Stop-motion animation is particularly well-suited to the fantastic. By carefully controling every movement, either drawn or positioned, Green can depict angels sprouting from someone’s ear, or a gutter collecting an endless downpour of nails. He can move live actors around like puppets, their mouths opened and closed, and their bodies sometimes strung up on wires. In the spectacular car crash where Mary and Leonard meet, for instance, Leonard flies through the windshield of Mary’s car and lands in the passenger seat unscathed. Physics, in Green’s hands, is flexible. Yet while he brazenly defies gravity, we’re more often reminded of its weight. Here, animation leans against mortal laws even it can’t break.
Green, like Leonard, keeps pushing against them anyway. Mary dies, but she resurrects on stilts. We see her standing next to the roof, her elongated nightgown hanging over spindly, 20-foot wooden legs. Even after she’s gone, Leonard dedicates himself to the task of building all the more zealously, stretching the house taller, wider, and weirder, with new rooms stuffed inside and each distended window painted a different color.
Green takes the outline of Leonard and Mary’s story and, without losing its heavy, anguished heart, animates it with unexpected life. With a knotty, hand-wrought aesthetic that complements his warbly narration, he creates a kind of rural baroque. Household objects—a stove, a chair, a handful of bird eggs—loom both ordinary and otherworldly. Their entire world choreographed to an erratic flicker, Leonard and Mary move at the same tempo as the rain falling in their kitchen or the painted sounds emanating from the phonograph-horns attached to the piano. Though Green’s labor is evident, to be sure, the film’s imagery feels remarkably unfettered. In one of Gravity’s saddest, strangest scenes, Leonard fits a halo of light bulbs around his dead wife’s head, bathing her in a reverent, incandescent glow. Here invention becomes its own form of the miraculous simply because it hazards, with blistered palms and bleary eyes, to imagine it.
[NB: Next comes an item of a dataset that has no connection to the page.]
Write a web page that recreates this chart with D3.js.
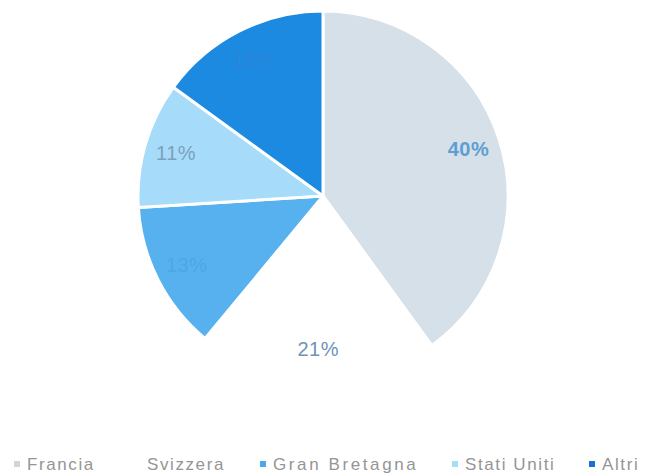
<!DOCTYPE html>
<html>
<head>
<meta charset="utf-8">
<script src="https://cdn.jsdelivr.net/npm/d3@7"></script>
<style>
  html, body { margin: 0; padding: 0; background: #ffffff; }
  svg { display: block; }
</style>
</head>
<body>
<svg id="chart" width="645" height="476"></svg>
<script>
// Market share by country
const categories = ["Francia", "Svizzera", "Gran Bretagna", "Stati Uniti", "Altri"];
const shares = [40, 21, 13, 11, 15];
const valueLabels = ["40%", "21%", "13%", "11%", "15%"];

// Styling per slice
const sliceColors = ["#d6e0e8", "#ffffff", "#57b1ee", "#a6dcf9", "#1c8ae1"];
const labelColors = ["#5d9ed3", "#6f93b8", "#4fa6e4", "#7c9fc0", "#2c86d8"];
const labelWeights = ["bold", "normal", "normal", "normal", "normal"];
const markerColors = ["#d2d6da", "#ffffff", "#4ea7ea", "#a9dcf6", "#1a6fd4"];
const legendX = [17, 137, 263, 455, 592];
const legendSpacing = [1.6, 1.6, 2.6, 1.6, 1.6];

const svg = d3.select("#chart");
const cx = 323, cy = 196, radius = 185;

const pie = d3.pie().sort(null).value(d => d.value);
const arcs = pie(categories.map((c, i) => ({ name: c, value: shares[i], i })));

const arc = d3.arc().innerRadius(0).outerRadius(radius);
const labelArc = d3.arc().innerRadius(153).outerRadius(153);

const g = svg.append("g").attr("transform", `translate(${cx},${cy})`);

g.selectAll("path.slice")
  .data(arcs)
  .join("path")
  .attr("class", "slice")
  .attr("d", arc)
  .attr("fill", d => sliceColors[d.data.i])
  .attr("stroke", "#ffffff")
  .attr("stroke-width", 3)
  .attr("stroke-linejoin", "round");

g.selectAll("text.val")
  .data(arcs)
  .join("text")
  .attr("class", "val")
  .attr("transform", d => `translate(${labelArc.centroid(d)})`)
  .attr("text-anchor", "middle")
  .attr("dominant-baseline", "central")
  .attr("font-family", "Liberation Sans, Arial, sans-serif")
  .attr("font-size", 20)
  .attr("letter-spacing", 0.5)
  .attr("font-weight", d => labelWeights[d.data.i])
  .attr("fill", d => labelColors[d.data.i])
  .text(d => valueLabels[d.data.i]);

// Legend
const legend = svg.append("g").attr("transform", "translate(0,464)");
const items = legend.selectAll("g.item")
  .data(categories)
  .join("g")
  .attr("class", "item")
  .attr("transform", (d, i) => `translate(${legendX[i]},0)`);

items.append("rect")
  .attr("x", -3)
  .attr("y", -3)
  .attr("width", 6)
  .attr("height", 6)
  .attr("fill", (d, i) => markerColors[i]);

items.append("text")
  .attr("x", 10)
  .attr("y", 0)
  .attr("dominant-baseline", "central")
  .attr("font-family", "Liberation Sans, Arial, sans-serif")
  .attr("font-size", 17)
  .attr("letter-spacing", (d, i) => legendSpacing[i])
  .attr("fill", "#959595")
  .text(d => d);
</script>
</body>
</html>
Though the film is ostensibly about Leonard and Mary, its gravitational pull comes from Green. As much as he aims to structure their story, his narration keeps unraveling it—at times plaintive, at times angry, and always charged with a feverish urgency. For him, Leonard’s spiritual dilemma remains insoluble, and at every turn he rails against his earnest appeals to a God who doesn’t exist enough to hear. Green seems to want to protect Leonard from his faith in false expectations, to burst the bubble, but he knows it’s that faith, and the house it made, that brought him to Leonard in the first place.
Did Leonard really believe that the healing machine could save his wife? In the film, matters of faith are beside the point. Instead, Gravity gives us devotion, that which one does with one’s hands and one’s heart. “You have to build your own world,” Green’s narration concludes. While it might have been easy to dismiss Leonard’s actions as eccentric, melancholic, or spiritually misguided, he surveys the remains of their Edisonian result with genuine awe. Leonard kept building for as long as he could, and he turned his home into not a machine but a monument. Rebuilt by Green, and captured in pixels, it continues to grow, transform, and survive in ways far beyond the intentions of its inventor’s mind.
Genevieve Yue is a critic based in Los Angeles, where she is also pursuing a PhD in film studies at the University of Southern California. Her writings have appeared in Reverse Shot, Film Comment, Moving Image Source, and Senses of Cinema.